Helen Edwards has twice been voted PPA Business Columnist of the Year. She has a PhD in marketing, an MBA from London Business School and is a partner at Passionbrand.

I was at business school between 1998 and 2000, during the frenzied inflation of the great dotcom bubble. Students packed the halls for the dotcom-related subjects, which then accounted for more than half of the MBA electives.

Occasionally, during one of those crammed lectures, a brave soul would ask a very basic question: how will these start-ups ever make money?

There was rarely a direct response. The question would be met instead by a pained silence and looks of something between sympathy and disdain: another lost fool who didn’t ‘get it’.

Should the questioner summon up the courage to persist, there would be an airy assertion that this was “a new business model” – followed by the anecdote that the market valuation of Amazon.com already exceeded the entire GDP of Finland.

Times change, but our predilection for mass certainty built on thin evidence does not. In our industry it is a combination that has shifted to a new arena: social media.

“What’s our social-media strategy?” has become an inevitable and urgent question in marketing meetings, with little quarter given to anyone who seeks to probe whether it’s the right tool for this particular brand or situation.

And to be fair to those, usually more senior, marketers who do voice concerns, it isn’t easy to be the Luddite in the room. Doubters can be made to feel like deniers, the misinformed and irresponsible fools who cannot see what is so transparently self-evident to everyone else.

For those who wearily persist in asking awkward questions, the ‘everything-has-changed’ brigade has garnered a cache of stories to bolster its cause.

They might point to the waiting lists achieved by Lancôme, which seeded its DreamTone serum with influential bloggers to foment ‘must-have’ desire. Or to Ford, which loaned pre-launch Fiestas to 100 fashionable young drivers for six months, to earn the kind of buzz advertising can’t. Or Kellogg, which has built a teen fanbase for its Krave cereal through a series of quirky videos from YouTube vloggers.

At this point, doubters could be forgiven for capitulation: if even the straight-laced marketers from Battle Creek are embracing the trend, perhaps it’s time to get on board.

Not so fast.
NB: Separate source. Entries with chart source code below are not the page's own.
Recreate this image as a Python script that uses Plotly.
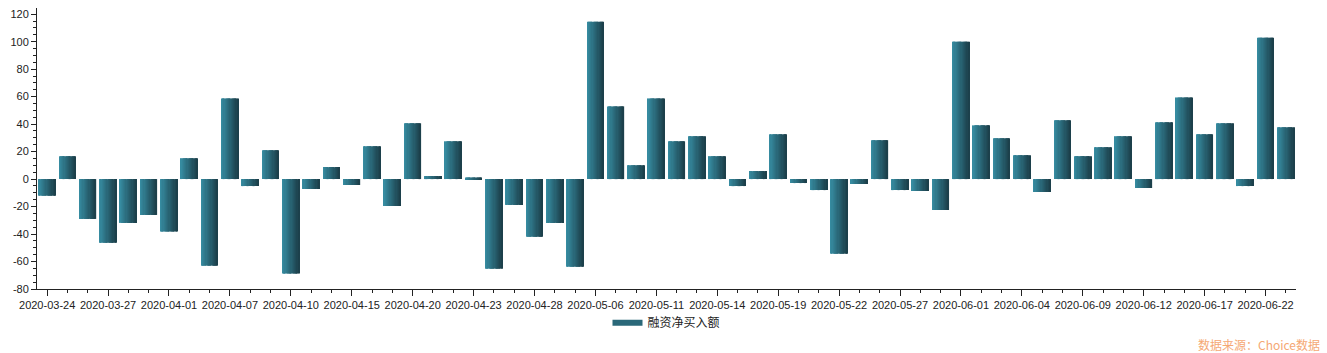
import plotly.graph_objects as go

dates = ["2020-03-24","2020-03-25","2020-03-26","2020-03-27","2020-03-30","2020-03-31",
         "2020-04-01","2020-04-02","2020-04-03","2020-04-07","2020-04-08","2020-04-09",
         "2020-04-10","2020-04-13","2020-04-14","2020-04-15","2020-04-16","2020-04-17",
         "2020-04-20","2020-04-21","2020-04-22","2020-04-23","2020-04-24","2020-04-27",
         "2020-04-28","2020-04-29","2020-04-30","2020-05-06","2020-05-07","2020-05-08",
         "2020-05-11","2020-05-12","2020-05-13","2020-05-14","2020-05-15","2020-05-18",
         "2020-05-19","2020-05-20","2020-05-21","2020-05-22","2020-05-25","2020-05-26",
         "2020-05-27","2020-05-28","2020-05-29","2020-06-01","2020-06-02","2020-06-03",
         "2020-06-04","2020-06-05","2020-06-08","2020-06-09","2020-06-10","2020-06-11",
         "2020-06-12","2020-06-15","2020-06-16","2020-06-17","2020-06-18","2020-06-19",
         "2020-06-22","2020-06-23"]

net_buy = [-12.1, 16.7, -29.0, -46.4, -31.9, -26.1,
           -38.2, 15.2, -63.0, 58.7, -5.1, 21.0,
           -68.8, -7.2, 8.7, -4.3, 23.9, -19.6,
           40.6, 2.2, 27.5, 1.2, -65.2, -18.8,
           -42.0, -31.9, -63.8, 114.5, 52.9, 10.1,
           58.7, 27.5, 31.2, 16.7, -5.1, 5.8,
           32.6, -2.9, -8.0, -54.3, -3.6, 28.3,
           -8.0, -8.7, -22.5, 100.0, 39.1, 29.7,
           17.4, -9.4, 42.8, 16.7, 23.2, 31.2,
           -6.5, 41.3, 59.4, 32.6, 40.6, -5.1,
           102.9, 37.7]

series_name = "融资净买入额"
y_tick_vals = [-80, -60, -40, -20, 0, 20, 40, 60, 80, 100, 120]
y_tick_text = ["-80", "-60", "-40", "-20", "0", "20", "40", "60", "80", "100", "120"]

x_idx = list(range(len(dates)))
x_tick_vals = x_idx[::3]
x_tick_text = dates[::3]

# gradient simulated by vertical strips
c_left = (0x36, 0x8b, 0xa0)
c_right = (0x1c, 0x40, 0x4b)
K = 14
bw = 0.83

fig = go.Figure()
for k in range(K):
    t = k / (K - 1)
    col = tuple(round(c_left[i] + (c_right[i] - c_left[i]) * t) for i in range(3))
    w = bw / K
    fig.add_trace(go.Bar(
        x=x_idx, y=net_buy,
        width=w * (1.25 if k < K - 1 else 1.0),
        offset=-bw / 2 + k * w,
        marker=dict(color="rgb(%d,%d,%d)" % col, line=dict(width=0)),
        showlegend=False, hoverinfo="skip",
    ))

fig.add_trace(go.Scatter(
    x=[None], y=[None], mode="lines", name=series_name,
    line=dict(color="#2a6879", width=6), showlegend=True,
))

fig.update_layout(
    width=1327, height=353,
    margin=dict(l=37, r=31, t=8, b=64),
    paper_bgcolor="white", plot_bgcolor="white",
    barmode="overlay",
    font=dict(family="Liberation Sans, Arial, sans-serif", size=11, color="#222"),
    legend=dict(orientation="h", x=0.5, xanchor="center", y=-0.12, yanchor="middle",
                font=dict(family="Noto Sans CJK SC, sans-serif", size=12, color="#222"),
                itemwidth=30, bgcolor="rgba(0,0,0,0)"),
    xaxis=dict(range=[-0.5, len(dates) - 0.5], showgrid=False, zeroline=False,
               showline=True, linecolor="#222", linewidth=1,
               tickmode="array", tickvals=x_tick_vals, ticktext=x_tick_text,
               ticks="outside", ticklen=6, tickcolor="#222", tickangle=0,
               tickfont=dict(size=11, color="#222"),
               minor=dict(dtick=1, tick0=0, ticks="outside", ticklen=3, tickcolor="#222", showgrid=False)),
    yaxis=dict(range=[-80, 124.5], showgrid=False, zeroline=False,
               showline=True, linecolor="#222", linewidth=1,
               tickmode="array", tickvals=y_tick_vals, ticktext=y_tick_text,
               ticks="outside", ticklen=5, tickcolor="#222",
               tickfont=dict(size=11, color="#222"),
               minor=dict(dtick=5, tick0=0, ticks="outside", ticklen=3, tickcolor="#222", showgrid=False)),
    annotations=[dict(text="数据来源：Choice数据", xref="paper", yref="paper",
                      x=1.0206, y=-0.199, xanchor="right", yanchor="middle", showarrow=False,
                      font=dict(family="Noto Sans CJK SC, sans-serif", size=12, color="#f5a874"))],
)

fig.write_html("out.html")
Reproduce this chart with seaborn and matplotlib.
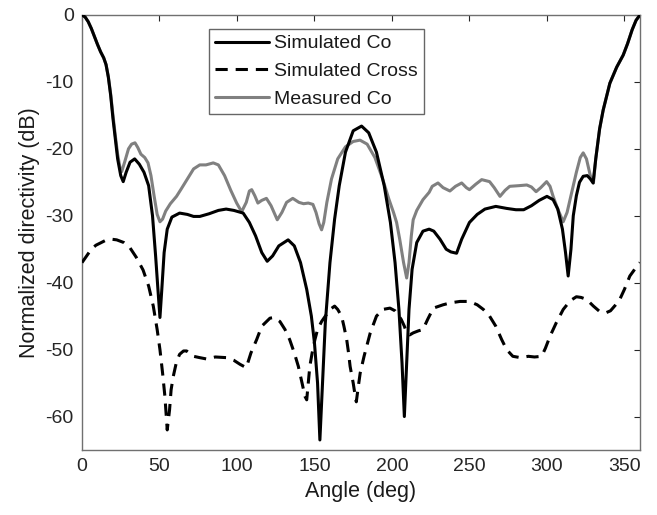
import numpy as np
import pandas as pd
import matplotlib
matplotlib.use("Agg")
import matplotlib.pyplot as plt
import seaborn as sns

# ---- data ----
sim_co_angle = [0, 2, 4, 6, 8, 10, 12, 14, 15.5, 17, 18.5, 20, 21.5, 23, 25, 26.6, 28.5,
                31, 34, 37, 40, 43, 45.5, 47.5, 49, 50.3, 51.5, 53, 55, 58, 63, 68, 72,
                76, 82, 88, 93, 98, 104, 108, 112, 116, 119.5, 123, 127, 133, 137, 141,
                145, 148, 150, 152, 153.5, 155, 157, 160, 163, 166, 170, 175, 180.4, 185,
                190, 195, 199, 202, 204.5, 206.5, 208, 209.5, 211, 213, 216, 220, 224,
                227, 231, 235, 238, 241.7, 245, 250, 255, 260, 267, 274, 280, 285, 290,
                295, 300, 304, 307, 310, 312, 313.7, 315.5, 317, 319, 321, 323.4, 326,
                328, 329.8, 331.5, 334, 336.3, 340.6, 345, 349.2, 352, 355, 357.5, 360]
sim_co_db = [0, -0.3, -1, -2, -3.2, -4.4, -5.5, -6.4, -7.4, -9.3, -12, -15.5, -18.5, -21.5,
             -24, -24.9, -23.5, -22, -21.5, -22.3, -23.5, -25.5, -30, -36, -41, -45.2, -41,
             -35.5, -32, -30.2, -29.6, -29.8, -30.1, -30.1, -29.7, -29.2, -29, -29.2, -29.6,
             -31, -33, -35.5, -36.8, -36, -34.5, -33.6, -34.5, -37, -41, -45, -49, -55,
             -63.5, -56, -46, -37, -30.5, -25.5, -20.5, -17.3, -16.6, -17.6, -20.5, -25.5,
             -31, -37, -44, -52, -60, -52, -44, -38, -34, -32.3, -32, -32.3, -33.5, -35,
             -35.4, -35.6, -33.5, -31, -29.8, -29, -28.6, -28.9, -29.1, -29.1, -28.5,
             -27.7, -27.1, -27.6, -29, -32, -35.5, -39, -35, -30, -27, -25, -24.1, -24,
             -24.5, -25.1, -21.5, -17, -14.2, -10.2, -7.8, -6, -4.3, -2.2, -0.8, 0]

sim_cross_angle = [0, 3, 6, 9, 11.6, 15, 19, 22.4, 27, 31, 35, 39.4, 43, 46, 48.5, 50.3,
                   52, 53.5, 55, 56.5, 57.5, 58.9, 61, 63, 65.5, 67.5, 72, 76, 80.4, 86,
                   93.3, 98, 102, 106, 109, 112.7, 116, 121.3, 124, 127.7, 131, 134, 137,
                   139.6, 142, 143.9, 145, 146, 147, 148.5, 150.3, 152, 154.6, 157, 160,
                   163, 165, 167.5, 169, 170.8, 172, 173, 175, 176, 177, 178.3, 179.5,
                   180.5, 182, 183.7, 186, 190, 194, 198.7, 202, 204, 206, 208, 209.5,
                   211.5, 213.7, 217, 220, 223, 226.7, 233, 238, 243.9, 250, 255, 259,
                   263, 267, 270.8, 274, 278, 283, 288, 292, 296.6, 299, 302, 306, 310.5,
                   315, 319, 322, 325.6, 330, 334, 338, 341, 344, 347, 350, 353.5, 356,
                   358, 360]
sim_cross_db = [-37, -36, -35, -34.4, -34.1, -33.7, -33.5, -33.6, -34, -34.8, -36.2, -38.1,
                -40.5, -43.5, -47, -50, -53.5, -57, -62, -59, -56, -54, -51.8, -50.7,
                -50.2, -50.2, -51, -51.2, -51.4, -51.1, -51.2, -51.6, -52.2, -52.7, -50.5,
                -48.5, -46.5, -45.3, -45.2, -45.8, -47, -48.5, -50.5, -52.5, -55, -57,
                -57.5, -55, -52.5, -50.5, -48.5, -47, -45.8, -45, -44, -43.5, -44, -45,
                -46.5, -48.5, -50.5, -52.5, -55, -56.5, -57.8, -55.5, -53.5, -52.5, -51,
                -49.5, -47.5, -45, -44, -43.8, -44.2, -44.8, -45.5, -46.5, -47.5, -47.8,
                -47.5, -47.2, -47, -45.5, -43.8, -43.3, -43, -42.8, -42.8, -43.3, -44,
                -45, -46.5, -48.5, -50, -51, -51.2, -51, -51.1, -51, -49.8, -48, -46, -44,
                -42.7, -42.1, -42.2, -42.5, -43.5, -44.3, -44.5, -44.2, -43.4, -42.5, -41,
                -39, -38.2, -37.5, -37]

meas_co_angle = [0, 2, 4, 6, 8, 10, 12, 14, 15.5, 17, 18.5, 20, 21.5, 23, 24.5, 25.6, 27.5,
                 30, 32, 34.2, 36, 38, 40.5, 42.6, 44.5, 46.5, 48.5, 50.3, 52, 54, 57, 61,
                 64, 68, 72, 76, 80, 84.7, 88, 92, 96, 99.8, 103, 106, 108, 109.5, 111.5,
                 113.5, 116, 119, 122, 126, 129, 132, 136, 140, 143, 146, 149, 151, 153,
                 154.6, 156, 158, 161, 165, 170, 175, 179.4, 184, 189, 194, 198, 201, 203,
                 205, 207.5, 209.5, 211, 212.5, 213.7, 216, 220, 224, 226, 229.7, 233,
                 237.4, 241, 245, 248, 250, 254, 257.9, 263, 266, 269.7, 273, 276, 282,
                 287, 290, 293, 296, 299.8, 302, 304, 307, 310.5, 313, 316, 319, 321.5,
                 323.4, 325.5, 328, 330, 331.5, 334, 336.3, 340.6, 345, 349.2, 352, 355,
                 357.5, 360]
meas_co_db = [0, -0.3, -1, -2, -3.2, -4.4, -5.5, -6.4, -7.4, -9.2, -11.8, -15, -18, -20.8,
              -22.8, -23.4, -22, -20, -19.3, -19.1, -19.8, -20.8, -21.3, -22.1, -24, -27,
              -29.8, -30.9, -30.5, -29.3, -28.2, -27.1, -26, -24.5, -23, -22.4, -22.4,
              -22.1, -22.4, -24, -26.2, -28.1, -29.4, -28, -26.3, -26.1, -27, -28.1, -27.7,
              -27.4, -28.5, -30.6, -29.5, -28, -27.4, -28, -28.2, -28.1, -28.3, -29.5,
              -31.2, -32.1, -31, -28, -24.5, -21.5, -19.7, -18.9, -18.7, -19.3, -21.3,
              -24.5, -27.5, -29.5, -31, -33.5, -37, -39.3, -37, -33, -30.6, -29.2, -27.6,
              -26.5, -25.6, -25.1, -25.8, -26.3, -25.6, -25.1, -25.8, -26.1, -25.3, -24.6,
              -24.9, -25.8, -27.1, -26.2, -25.6, -25.5, -25.4, -25.7, -26.4, -25.8, -24.9,
              -25.6, -27.1, -29, -30.9, -29.5, -26.5, -23.5, -21.3, -20.6, -21.5, -24,
              -25.1, -21.5, -17, -14.2, -10.2, -7.8, -6, -4.3, -2.2, -0.8, 0]

labels = ["Simulated Co", "Simulated Cross", "Measured Co"]
x_ticks = [0, 50, 100, 150, 200, 250, 300, 350]
y_ticks = [0, -10, -20, -30, -40, -50, -60]

# ---- plotting ----
sns.set_style("white")
plt.rcParams["font.family"] = ["Liberation Sans", "DejaVu Sans"]
plt.rcParams["axes.unicode_minus"] = False

fig = plt.figure(figsize=(6.57, 5.15), dpi=100)
ax = fig.add_axes([0.1248, 0.1262, 0.974 - 0.1248, 0.9709 - 0.1262])

df_mc = pd.DataFrame({"angle": meas_co_angle, "db": meas_co_db})
df_sc = pd.DataFrame({"angle": sim_co_angle, "db": sim_co_db})
df_sx = pd.DataFrame({"angle": sim_cross_angle, "db": sim_cross_db})

sns.lineplot(data=df_mc, x="angle", y="db", ax=ax, color="#808080", linewidth=2.2,
             estimator=None, sort=False, zorder=2)
l_mc = ax.lines[-1]
sns.lineplot(data=df_sx, x="angle", y="db", ax=ax, color="black", linewidth=2.2,
             estimator=None, sort=False, zorder=3)
l_sx = ax.lines[-1]
l_sx.set_dashes((4, 2.6))
sns.lineplot(data=df_sc, x="angle", y="db", ax=ax, color="black", linewidth=2.2,
             estimator=None, sort=False, zorder=4)
l_sc = ax.lines[-1]

ax.set_xlim(0, 360)
ax.set_ylim(-65, 0)
ax.set_xticks(x_ticks)
ax.set_yticks(y_ticks)
ax.tick_params(direction="in", length=4, width=0.8, top=True, right=True,
               labelsize=14, colors="#262626", pad=6)
for sp in ax.spines.values():
    sp.set_color("#707070")
    sp.set_linewidth(1.0)
ax.set_xlabel("Angle (deg)", fontsize=15.5, color="#1a1a1a", labelpad=4)
ax.set_ylabel("Normalized directivity (dB)", fontsize=15.5, color="#1a1a1a", labelpad=4)

leg = ax.legend([l_sc, l_sx, l_mc], labels, loc="upper left",
                bbox_to_anchor=(0.2276, 0.968), borderaxespad=0, fontsize=14,
                handlelength=2.8, handletextpad=0.25, labelspacing=0.52,
                borderpad=0.3, frameon=True, fancybox=False)
leg.get_frame().set_edgecolor("#404040")
leg.get_frame().set_linewidth(1.0)
for t in leg.get_texts():
    t.set_color("#1a1a1a")

fig.savefig("out.png", dpi=100)
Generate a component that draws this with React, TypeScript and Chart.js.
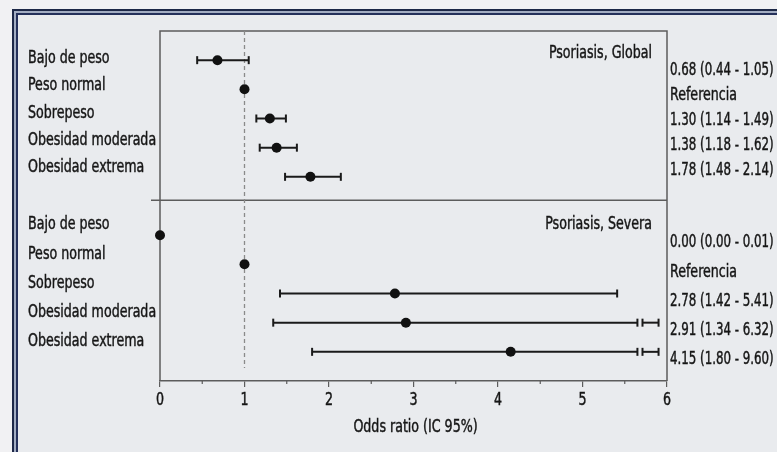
import React, { useEffect, useRef } from 'react';
import { Chart, registerables } from 'chart.js';

Chart.register(...registerables);

// ---- Data ----
const categories = ['Bajo de peso', 'Peso normal', 'Sobrepeso', 'Obesidad moderada', 'Obesidad extrema'];

const globalOR = [0.68, 1.0, 1.30, 1.38, 1.78];
const globalLow = [0.44, null, 1.14, 1.18, 1.48];
const globalHigh = [1.05, null, 1.49, 1.62, 2.14];
const globalText = ['0.68 (0.44 - 1.05)', 'Referencia', '1.30 (1.14 - 1.49)', '1.38 (1.18 - 1.62)', '1.78 (1.48 - 2.14)'];

const severaOR = [0.0, 1.0, 2.78, 2.91, 4.15];
const severaLow = [0.0, null, 1.42, 1.34, 1.80];
const severaHigh = [0.01, null, 5.41, 6.32, 9.60];
const severaText = ['0.00 (0.00 - 0.01)', 'Referencia', '2.78 (1.42 - 5.41)', '2.91 (1.34 - 6.32)', '4.15 (1.80 - 9.60)'];

const panelTitles = ['Psoriasis, Global', 'Psoriasis, Severa'];
const globalRows = [0, 1, 2, 3, 4];
const severaRows = [6, 7, 8, 9, 10];
const xTicks = [0, 1, 2, 3, 4, 5, 6];
const xMinorTicks = [0.5, 1.5, 2.5, 3.5, 4.5, 5.5];
const axisTitle = 'Odds ratio (IC 95%)';

// ---- Style ----
const FONT = '"Liberation Sans Narrow", "Arial Narrow", "DejaVu Sans Condensed", sans-serif';
const FONT_SIZE = 18;
const SQUEEZE = 0.78;
const SQUEEZE_NUM = 0.73;
const TEXT = '#161616';
const LINE = '#1a1a1a';
const BOX = '#5c5c5c';
const X_MAX = 6;

function text(ctx: CanvasRenderingContext2D, s: string, x: number, y: number, align: CanvasTextAlign, k = SQUEEZE) {
  ctx.save();
  ctx.translate(x, y);
  ctx.scale(k, 1);
  ctx.textAlign = align;
  ctx.textBaseline = 'alphabetic';
  ctx.lineWidth = 0.45;
  ctx.strokeStyle = TEXT;
  ctx.fillText(s, 0, 0);
  ctx.strokeText(s, 0, 0);
  ctx.restore();
}

const forestPlugin = {
  id: 'forest',
  beforeDraw(chart: any) {
    const { ctx, width, height } = chart;
    ctx.save();
    ctx.fillStyle = '#f1f1f3';
    ctx.fillRect(0, 0, width, height);
    ctx.fillStyle = '#e9ebee';
    ctx.fillRect(12, 9, width - 12, height - 9);
    ctx.fillStyle = '#1d2847';
    ctx.fillRect(12, 9, width, 2);
    ctx.fillRect(12, 9, 2, height);
    ctx.fillStyle = '#a3adc2';
    ctx.fillRect(14, 11, width, 2);
    ctx.fillRect(14, 11, 2, height);
    ctx.fillStyle = '#24305a';
    ctx.fillRect(16, 13, width, 2);
    ctx.fillRect(16, 13, 2, height);
    ctx.restore();
  },
  beforeDatasetsDraw(chart: any) {
    const { ctx, chartArea } = chart;
    const xs = chart.scales.x;
    const ys = chart.scales.y;
    ctx.save();
    ctx.strokeStyle = BOX;
    ctx.lineWidth = 1.5;
    ctx.beginPath();
    ctx.moveTo(chartArea.left, chartArea.bottom);
    ctx.lineTo(chartArea.left, chartArea.top);
    ctx.lineTo(chartArea.right, chartArea.top);
    ctx.lineTo(chartArea.right, chartArea.bottom);
    ctx.stroke();
    const yd = ys.getPixelForValue(4.8);
    ctx.beginPath();
    ctx.moveTo(chartArea.left - 9, yd);
    ctx.lineTo(chartArea.right, yd);
    ctx.stroke();
    ctx.strokeStyle = '#8a8a8a';
    ctx.lineWidth = 1.3;
    ctx.setLineDash([4, 3]);
    const xr = xs.getPixelForValue(1);
    ctx.beginPath();
    ctx.moveTo(xr, chartArea.top);
    ctx.lineTo(xr, chartArea.bottom - 13);
    ctx.stroke();
    ctx.setLineDash([]);
    ctx.strokeStyle = BOX;
    ctx.lineWidth = 1.2;
    xMinorTicks.forEach((v) => {
      const x = xs.getPixelForValue(v);
      ctx.beginPath();
      ctx.moveTo(x, chartArea.bottom);
      ctx.lineTo(x, chartArea.bottom + 3);
      ctx.stroke();
    });

    ctx.strokeStyle = LINE;
    ctx.lineWidth = 2;
    const cap = (x: number, y: number) => {
      ctx.beginPath();
      ctx.moveTo(x, y - 4);
      ctx.lineTo(x, y + 4);
      ctx.stroke();
    };
    const seg = (x1: number, x2: number, y: number) => {
      ctx.beginPath();
      ctx.moveTo(x1, y);
      ctx.lineTo(x2, y);
      ctx.stroke();
    };
    const drawCI = (lo: number | null, hi: number | null, row: number) => {
      if (lo === null || hi === null) return;
      const y = ys.getPixelForValue(row);
      const x1 = xs.getPixelForValue(lo);
      if (hi > X_MAX) {
        const b1 = xs.getPixelForValue(5.65);
        const b2 = xs.getPixelForValue(5.71);
        const e = xs.getPixelForValue(5.9);
        seg(x1, b1, y);
        cap(x1, y);
        cap(b1, y);
        cap(b2, y);
        seg(b2, e, y);
        cap(e, y);
      } else {
        const x2 = xs.getPixelForValue(hi);
        seg(x1, x2, y);
        cap(x1, y);
        cap(x2, y);
      }
    };
    globalRows.forEach((r, i) => drawCI(globalLow[i], globalHigh[i], r));
    severaRows.forEach((r, i) => drawCI(severaLow[i], severaHigh[i], r));
    ctx.restore();
  },
  afterDraw(chart: any) {
    const { ctx, chartArea } = chart;
    const xs = chart.scales.x;
    const ys = chart.scales.y;
    const kOf = (s: string) => (/^\d/.test(s) ? SQUEEZE_NUM : SQUEEZE);
    ctx.save();
    ctx.font = `${FONT_SIZE}px ${FONT}`;
    ctx.fillStyle = TEXT;
    // left labels (label column is slightly tighter than the rows in the top panel)
    globalRows.forEach((r, i) => text(ctx, categories[i], 28, ys.getPixelForValue(0.1 + 0.935 * i), 'left'));
    severaRows.forEach((r, i) => text(ctx, categories[i], 28, ys.getPixelForValue(r - 0.2), 'left'));
    // right labels
    const xText = chartArea.right + 3;
    globalRows.forEach((r, i) =>
      text(ctx, globalText[i], xText, ys.getPixelForValue(0.5 + 0.86 * i), 'left', kOf(globalText[i]))
    );
    severaRows.forEach((r, i) =>
      text(ctx, severaText[i], xText, ys.getPixelForValue(r + 0.42), 'left', kOf(severaText[i]))
    );
    // panel titles
    text(ctx, panelTitles[0], chartArea.right - 15, ys.getPixelForValue(-0.07), 'right');
    text(ctx, panelTitles[1], chartArea.right - 15, ys.getPixelForValue(5.79), 'right');
    // x axis
    xTicks.forEach((v) => text(ctx, String(v), xs.getPixelForValue(v), chartArea.bottom + 24, 'center'));
    text(ctx, axisTitle, (chartArea.left + chartArea.right) / 2 + 2, chartArea.bottom + 51, 'center');
    ctx.restore();
  },
};

export default function App() {
  const ref = useRef<HTMLCanvasElement | null>(null);

  useEffect(() => {
    if (!ref.current) return;
    const mk = (vals: number[], rows: number[]) => vals.map((v, i) => ({ x: v, y: rows[i] }));
    const chart = new Chart(ref.current, {
      type: 'scatter',
      data: {
        datasets: [
          {
            label: panelTitles[0],
            data: mk(globalOR, globalRows),
            pointRadius: 5,
            pointHoverRadius: 5,
            backgroundColor: '#111',
            borderWidth: 0,
            clip: false as any,
          },
          {
            label: panelTitles[1],
            data: mk(severaOR, severaRows),
            pointRadius: 5,
            pointHoverRadius: 5,
            backgroundColor: '#111',
            borderWidth: 0,
            clip: false as any,
          },
        ],
      },
      options: {
        animation: false,
        responsive: false,
        devicePixelRatio: 1,
        layout: { padding: { left: 160, right: 110, top: 31, bottom: 0 } },
        plugins: { legend: { display: false }, tooltip: { enabled: false } },
        events: [],
        scales: {
          x: {
            type: 'linear',
            min: 0,
            max: X_MAX,
            afterBuildTicks: (scale: any) => {
              scale.ticks = xTicks.map((v) => ({ value: v }));
            },
            afterFit: (scale: any) => {
              scale.height = 71;
            },
            ticks: { display: false },
            grid: {
              display: true,
              drawOnChartArea: false,
              drawTicks: true,
              tickLength: 6,
              color: BOX,
              lineWidth: 1.2,
            },
            border: { display: true, color: BOX, width: 1.5 },
            title: { display: false },
          },
          y: {
            type: 'linear',
            min: -1,
            max: 11,
            reverse: true,
            display: false,
          },
        },
      },
      plugins: [forestPlugin],
    });
    return () => chart.destroy();
  }, []);

  return (
    <div style={{ position: 'absolute', left: 0, top: 0, width: 777, height: 452 }}>
      <canvas ref={ref} width={777} height={452} style={{ display: 'block' }} />
    </div>
  );
}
When euphoria meets anecdote, that is precisely the moment when sane marketers need to hold their nerve and insist on answers to some very basic questions:

  1. Consumers may love to talk about beauty and cars, but do they really want online ‘conversations’ about, say, bathroom cleaners or gas suppliers?
  2. In any case, what is the commercial value of these conversations?
  3. What kind of ROI metrics are in place to show that social media justifies the huge marketing resource – time as well as money – that it tends to consume?

In the end, those brave students willing to question the dotcom model way back were right to voice their doubts, because we know what happened next. While Amazon and a few others made billions, an estimated 85% of those dotcom start-ups went bust.

I suspect that ‘earned’ social-media campaigns will go the same way. A few will succeed wildly and become the folklore that keeps the bubble intact. The vast majority will sink without trace, and the losers will keep their anecdotes to themselves.